Simon Smart reflects on the joy it was to watch the feature documentary, Wilding at the Sydney Film Festival.

It was a treat to see the documentary, “Wilding” at the Sydney Film Festival. It’s about a farming couple in England and the story of their exhausted land becoming a rich ecosystem again. The name of the woman in the story who wrote the book that became the film, is, fittingly, Isabella Tree! 

She described their farm as depleted and polluted from centuries of being overworked. The soil had been stripped of nutrients which had a host of knock-on effects on root systems of trees, and the loss of many species of birds and plants. This is a serious problem in the UK (as it is elsewhere), where intensive farming has ravaged the landscape. 

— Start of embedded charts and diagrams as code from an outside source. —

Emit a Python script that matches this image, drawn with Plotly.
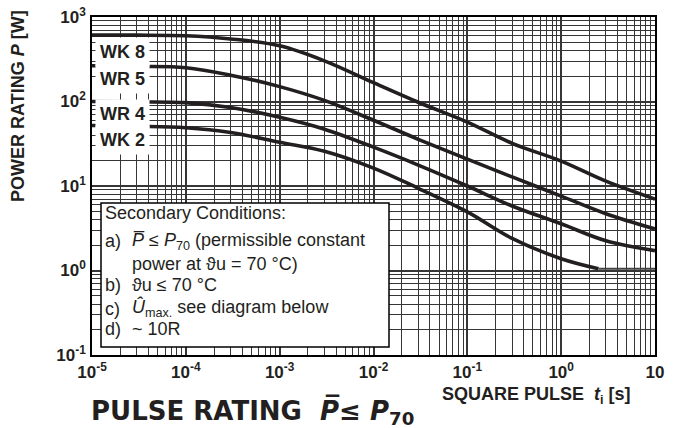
import plotly.graph_objects as go

# ---------------- data ----------------
T = [1e-5, 3e-5, 1e-4, 3e-4, 1e-3, 3e-3, 1e-2, 3e-2, 0.1, 0.3, 1, 3, 10]
P_WK8 = [610, 610, 600, 550, 456, 303, 167, 98, 57, 32, 19.7, 11.4, 7.0]
P_WR5 = [265, 260, 251, 205, 150, 103, 60, 35.7, 20.8, 12.8, 7.6, 4.7, 3.1]
P_WR4 = [100, 99, 97, 85, 65, 47, 28.8, 17.7, 10.0, 5.8, 3.57, 2.25, 1.72]
T_WK2 = [1e-5, 3e-5, 1e-4, 3e-4, 1e-3, 3e-3, 1e-2, 3e-2, 0.1, 0.3, 1, 2.5]
P_WK2 = [52, 51, 49, 43, 33, 25.8, 16.3, 9.4, 4.95, 2.4, 1.38, 1.05]
T_WK2_FLAT = [2.5, 10]
P_WK2_FLAT = [1.05, 1.05]

X_TICKVALS = [1e-5, 1e-4, 1e-3, 1e-2, 1e-1, 1, 10]
X_TICKTEXT = ["10<sup>-5</sup>", "10<sup>-4</sup>", "10<sup>-3</sup>", "10<sup>-2</sup>",
              "10<sup>-1</sup>", "10<sup>0</sup>", "10"]
Y_TICKVALS = [0.1, 1, 10, 100, 1000]
Y_TICKTEXT = ["10<sup>-1</sup>", "10<sup>0</sup>", "10<sup>1</sup>", "10<sup>2</sup>", "10<sup>3</sup>"]

SERIES_LABELS = ["WK 8", "WR 5", "WR 4", "WK 2"]

# ---------------- layout helpers ----------------
W, H = 678, 428
# plot area in screenshot pixels
L, R, TOP, BOT = 92, 655, 17, 355
PW, PH = R - L, BOT - TOP


def px(x):
    return (x - L) / PW


def py(y):
    return (BOT - y) / PH


FONT = "Liberation Sans, Arial, Helvetica, sans-serif"
TFONT = "DejaVu Sans, Liberation Sans, Arial, sans-serif"
INK = "#231f20"
GRID = "#363636"

fig = go.Figure()
for t, p in [(T, P_WK8), (T, P_WR5), (T, P_WR4), (T_WK2, P_WK2)]:
    fig.add_trace(go.Scatter(x=t, y=p, mode="lines",
                             line=dict(color=INK, width=3.6, shape="spline", smoothing=1.0),
                             hoverinfo="skip", showlegend=False))
fig.add_trace(go.Scatter(x=T_WK2_FLAT, y=P_WK2_FLAT, mode="lines",
                         line=dict(color="#444444", width=2), hoverinfo="skip", showlegend=False))

x_minor = [m * 10 ** e for e in range(-5, 1) for m in range(2, 10)]
y_minor = [m * 10 ** e for e in range(-1, 3) for m in range(2, 10)]

fig.update_xaxes(type="log", range=[-5, 1], tickmode="array", tickvals=X_TICKVALS, ticktext=X_TICKTEXT,
                 showgrid=True, gridcolor=GRID, gridwidth=2,
                 minor=dict(tickmode="array", tickvals=x_minor, showgrid=True, gridcolor=GRID, gridwidth=1, ticks=""),
                 showline=True, linecolor="black", linewidth=1.5, mirror=True, ticks="",
                 tickfont=dict(family=FONT, size=17, color=INK, weight="bold"), ticklabelstandoff=1,
                 ticklabeloverflow="allow", zeroline=False, automargin=False)
fig.update_yaxes(type="log", range=[-1, 3], tickmode="array", tickvals=Y_TICKVALS, ticktext=Y_TICKTEXT,
                 showgrid=True, gridcolor=GRID, gridwidth=2,
                 minor=dict(tickmode="array", tickvals=y_minor, showgrid=True, gridcolor=GRID, gridwidth=1, ticks=""),
                 showline=True, linecolor="black", linewidth=1.5, mirror=True, ticks="",
                 tickfont=dict(family=FONT, size=17, color=INK, weight="bold"), ticklabelstandoff=1,
                 ticklabeloverflow="allow", zeroline=False, automargin=False)

shapes = [dict(type="rect", xref="paper", yref="paper", x0=px(101), x1=px(389), y0=py(347), y1=py(203),
               fillcolor="white", line=dict(color="black", width=1.5), layer="above")]

ann = []


def text(x, y, s, size=18, bold=False, xanchor="left", angle=0, bg=None, pad=1, family=FONT):
    d = dict(x=px(x), y=py(y), xref="paper", yref="paper", text=s, showarrow=False,
             xanchor=xanchor, yanchor="middle", textangle=angle,
             font=dict(family=family, size=size, color=INK, weight="bold" if bold else "normal"),
             borderpad=pad)
    if bg:
        d["bgcolor"] = bg
    ann.append(d)


# curve labels
for lab, yy in zip(SERIES_LABELS, [52, 78.5, 114.5, 140]):
    text(95, yy, lab, size=18, bold=True, bg="white", pad=4)

# secondary conditions box
text(103, 213, "Secondary Conditions:")
text(103, 241, "a)")
text(130, 241, "<i>P\u0305</i> \u2264 <i>P</i><sub>70</sub> (permissible constant")
text(130, 264, "power at \u03d1u = 70 \u00b0C)")
text(103, 285, "b)")
text(130, 285, "\u03d1u \u2264 70 \u00b0C")
text(103, 309, "c)")
text(130, 308, "<i>\u00db</i><sub>max.</sub> see diagram below")
text(103, 329, "d)")
text(130, 329, "~ 10R")

# axis titles and chart title
text(18, 106, "POWER RATING <i>P</i> [W]", size=18, bold=True, xanchor="center", angle=-90)
text(536, 395, "SQUARE PULSE  <i>t</i><sub>i</sub> [s]", size=18, bold=True, xanchor="center")
text(89, 411, "PULSE RATING  <i>P\u0305</i>\u2264 <i>P</i><sub>70</sub>", size=26, bold=True, family=TFONT)

fig.update_layout(width=W, height=H,
                  margin=dict(l=L, r=W - R, t=TOP, b=H - BOT, autoexpand=False),
                  paper_bgcolor="white", plot_bgcolor="white",
                  shapes=shapes, annotations=ann, showlegend=False)

fig.write_html("out.html", config={"displayModeBar": False},
               post_script="document.body.style.margin='0';document.body.style.overflow='hidden';")
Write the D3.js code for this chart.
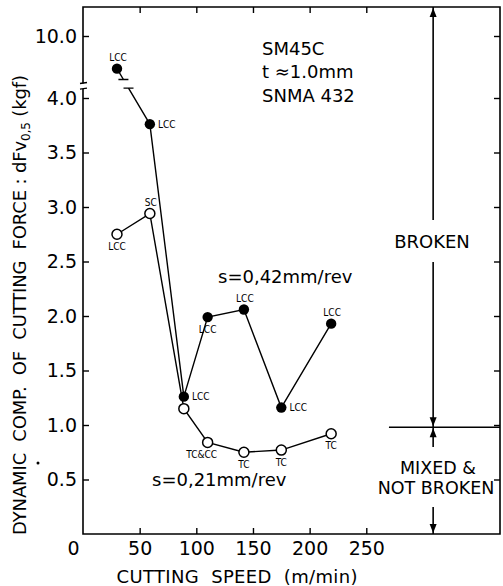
<!DOCTYPE html>
<html><head><meta charset="utf-8">
<script src="https://cdn.jsdelivr.net/npm/d3@7"></script>
<style>body{margin:0;background:#fff}svg{display:block}</style>
</head><body>
<svg id="c" width="503" height="586"></svg>
<script>
// ---- data ----
const speeds = [30, 59, 89, 110, 142, 175, 219];
const force042 = [6.6, 3.76, 1.26, 1.99, 2.06, 1.16, 1.93];
const force021 = [2.75, 2.94, 1.15, 0.84, 0.75, 0.77, 0.92];
const labels042 = ["LCC", "LCC", "LCC", "LCC", "LCC", "LCC", "LCC"];
const labels021 = ["LCC", "SC", "", "TC&CC", "TC", "TC", "TC"];
const side042 = ["above", "right", "right", "below", "above", "right", "above"];
const side021 = ["below", "above", "", "below", "below", "below", "below"];
const xTicks = [0, 50, 100, 150, 200, 250];
const yTicks = [0.5, 1.0, 1.5, 2.0, 2.5, 3.0, 3.5, 4.0, 10.0];
const boundarySpeed = 309;     // vertical region divider
const boundaryForce = 0.98;    // broken / not broken limit
const boundaryStart = 270;

// ---- layout ----
const svg = d3.select("#c");
const FONT = "'DejaVu Sans', sans-serif";
const x = d3.scaleLinear().domain([0, 368]).range([83, 500]);
const y = d3.scaleLinear().domain([0, 4.1, 5, 10]).range([534, 87.1, 84, 36]);
const yTop = 7, yBot = y(0), xLeft = x(0), xRight = x(368);

const g = svg.append("g").attr("stroke-linecap", "butt");

// frame (with axis break on left)
const yBreakUp = y(5) - 0.5, yBreakLo = y(4.1) + 2;
g.append("path").attr("fill", "none").attr("stroke", "#000").attr("stroke-width", 1.6)
  .attr("d", `M${xLeft},${yBreakUp}V${yTop}H${xRight}V${yBot}H${xLeft}V${yBreakLo}`);
g.append("path").attr("fill", "none").attr("stroke", "#000").attr("stroke-width", 1.3)
  .attr("d", `M${xLeft-3},${yBreakUp}L${xLeft+4},${yBreakUp-1}M${xLeft-3},${yBreakLo}L${xLeft+4},${yBreakLo-1}`);

// axes
const axL = d3.axisLeft(y).tickValues(yTicks).tickSizeInner(-6).tickSizeOuter(0).tickPadding(6)
  .tickFormat(d3.format(".1f"));
const gl = g.append("g").attr("transform", `translate(${xLeft},0)`).call(axL);
const axR = d3.axisRight(y).tickValues(yTicks).tickSizeInner(-6).tickSizeOuter(0).tickFormat("");
const gr = g.append("g").attr("transform", `translate(${xRight},0)`).call(axR);
const axB = d3.axisBottom(x).tickValues(xTicks).tickSizeInner(-6).tickSizeOuter(0).tickPadding(8)
  .tickFormat(d3.format("d"));
const gb = g.append("g").attr("transform", `translate(0,${yBot})`).call(axB);
const axT = d3.axisTop(x).tickValues(xTicks.filter(d => d > 0)).tickSizeInner(-6).tickSizeOuter(0).tickFormat("");
const gt = g.append("g").attr("transform", `translate(0,${yTop})`).call(axT);
[gl, gr, gb, gt].forEach(a => {
  a.select(".domain").remove();
  a.selectAll("line").attr("stroke-width", 1.4);
  a.selectAll("text").attr("font-family", FONT).attr("font-size", 19).attr("fill", "#000");
});
gb.selectAll(".tick").filter(d => d === 0).select("line").remove();
gb.selectAll(".tick").filter(d => d === 0).select("text").attr("dx", -10);

// region divider
const bx = x(boundarySpeed), by = y(boundaryForce);
const div = g.append("g").attr("stroke", "#000").attr("stroke-width", 1.6);
div.append("line").attr("x1", bx).attr("x2", bx).attr("y1", yTop).attr("y2", 220);
div.append("line").attr("x1", bx).attr("x2", bx).attr("y1", 262).attr("y2", 447);
div.append("line").attr("x1", bx).attr("x2", bx).attr("y1", 507).attr("y2", yBot);
div.append("line").attr("x1", x(boundaryStart)).attr("x2", xRight).attr("y1", by).attr("y2", by).attr("stroke-width", 1.4);
function arrow(xx, yy, dir) {
  g.append("path").attr("fill", "#000")
    .attr("d", `M${xx},${yy}L${xx-3.5},${yy-dir*9}L${xx+3.5},${yy-dir*9}Z`);
}
arrow(bx, yTop + 1, -1);
arrow(bx, by - 1, 1);
arrow(bx, by + 1, -1);
arrow(bx, yBot - 1, 1);

// series lines
const line = d3.line().x(d => x(d[0])).y(d => y(d[1]));
const pts042 = speeds.map((s, i) => [s, force042[i]]);
const pts021 = speeds.map((s, i) => [s, force021[i]]);
const lg = g.append("g").attr("fill", "none").attr("stroke", "#000").attr("stroke-width", 1.4);
lg.append("path").attr("d", line(pts042.slice(1)));
lg.append("path").attr("d", line(pts021));
{
  const p1 = [x(pts042[0][0]), y(pts042[0][1])], p2 = [x(pts042[1][0]), y(pts042[1][1])];
  const yA = yBreakUp - 4, yB = yBreakLo - 1;
  const tA = (yA - p1[1]) / (p2[1] - p1[1]), tB = (yB - p1[1]) / (p2[1] - p1[1]);
  const a = [p1[0] + tA * (p2[0] - p1[0]), yA], b = [p1[0] + tB * (p2[0] - p1[0]), yB];
  lg.append("path").attr("d", `M${p1[0]},${p1[1]}L${a[0]},${a[1]}M${b[0]},${b[1]}L${p2[0]},${p2[1]}`);
  lg.append("path").attr("d", `M${a[0]-5},${a[1]}H${a[0]+5}M${b[0]-5},${b[1]}H${b[0]+5}`);
}

// markers
g.append("g").selectAll("circle").data(pts021).join("circle")
  .attr("cx", d => x(d[0])).attr("cy", d => y(d[1])).attr("r", 5)
  .attr("fill", "#fff").attr("stroke", "#000").attr("stroke-width", 1.5);
g.append("g").selectAll("circle").data(pts042).join("circle")
  .attr("cx", d => x(d[0])).attr("cy", d => y(d[1])).attr("r", 5.2).attr("fill", "#000");

// point labels
const off = { above: [1, -11], below: [0, 12], right: [17, 0] };
function ptLabels(pts, labs, sides) {
  g.append("g").selectAll("text").data(pts.map((p, i) => ({ p, t: labs[i], s: sides[i] })).filter(d => d.t))
    .join("text")
    .attr("x", d => x(d.p[0]) + off[d.s][0] + (d.t === "TC&CC" ? -6 : 0))
    .attr("y", d => y(d.p[1]) + off[d.s][1])
    .attr("text-anchor", "middle").attr("dominant-baseline", "central")
    .attr("font-family", "'DejaVu Sans Condensed', 'DejaVu Sans', sans-serif")
    .attr("font-size", 10).attr("fill", "#000").text(d => d.t);
}
ptLabels(pts042, labels042, side042);
ptLabels(pts021, labels021, side021);

// annotations
function txt(t, xx, yy, opts = {}) {
  return g.append("text").attr("x", xx).attr("y", yy).attr("font-family", FONT)
    .attr("font-size", opts.size || 18).attr("fill", "#000")
    .attr("text-anchor", opts.anchor || "start").style("white-space", "pre").text(t);
}
txt("SM45C", 262, 55);
txt("t \u22481.0mm", 262, 78);
txt("SNMA 432", 262, 102);
txt("s=0,42mm/rev", 218, 283);
txt("s=0,21mm/rev", 152, 486);
txt("BROKEN", 432, 248, { anchor: "middle" });
txt("MIXED &", 438, 474, { anchor: "middle", size: 17.5 });
txt("NOT BROKEN", 436, 494, { anchor: "middle", size: 17.5 });

// axis titles
txt("CUTTING  SPEED  (m/min)", 237, 583, { anchor: "middle" }).attr("textLength", 241).attr("lengthAdjust", "spacing");
const yt = g.append("text").attr("transform", "translate(26,305) rotate(-90)")
  .attr("text-anchor", "middle").attr("font-family", FONT).attr("font-size", 18).attr("fill", "#000")
  .style("white-space", "pre")
  .attr("textLength", 460).attr("lengthAdjust", "spacing");
yt.append("tspan").text("DYNAMIC  COMP.  OF  CUTTING  FORCE : dFv");
yt.append("tspan").attr("font-size", 12).attr("baseline-shift", "-4").text("0,5");
yt.append("tspan").text(" (kgf)");
g.append("circle").attr("cx", 38).attr("cy", 463).attr("r", 1.5).attr("fill", "#000");
</script>
</body></html>
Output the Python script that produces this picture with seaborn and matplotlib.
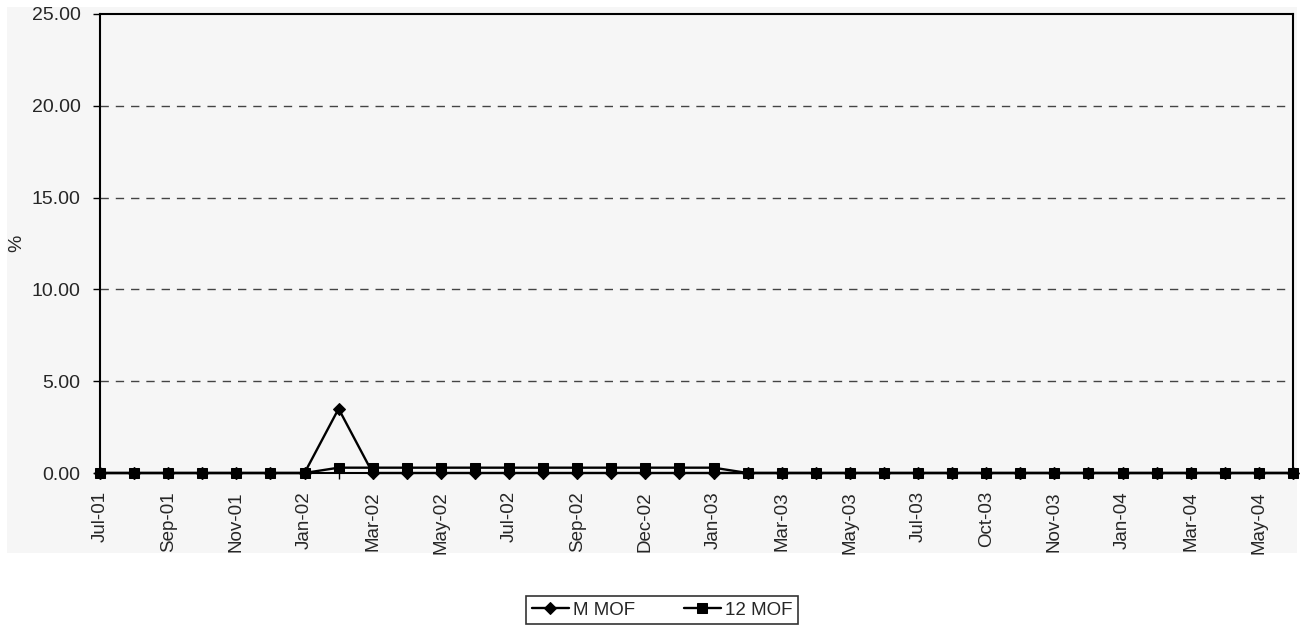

In 2003 the couple decided to radically change what they were doing, adopting a technique called Wilding. This involved stripping out fences, removing the use of pesticides and fertilizer, letting the pigs roam and dig where they wanted and horses to run around freely. It was returning the land to nature.  

A few years down the track things start to change. Over 10 years – astonishingly so. By the time of the filming the place is teeming with life both under the ground and above it. The soil is replenished with the help of various insects, worms and bugs. Rare species such as turtle doves and peregrine falcons and emperor butterflies have made their home on the estate.    

It’s a story of undeniable goodness, restoration and healing that feels miraculous.  

To me it felt like a metaphor for the Christian story, which is ultimately about the restoration of ruined things, new life where there is desolation, hope when all seems lost. The footage, exquisitely shot, evoked an Edenic vision of abundance; tapping into the deep human longing for broken things to be put right.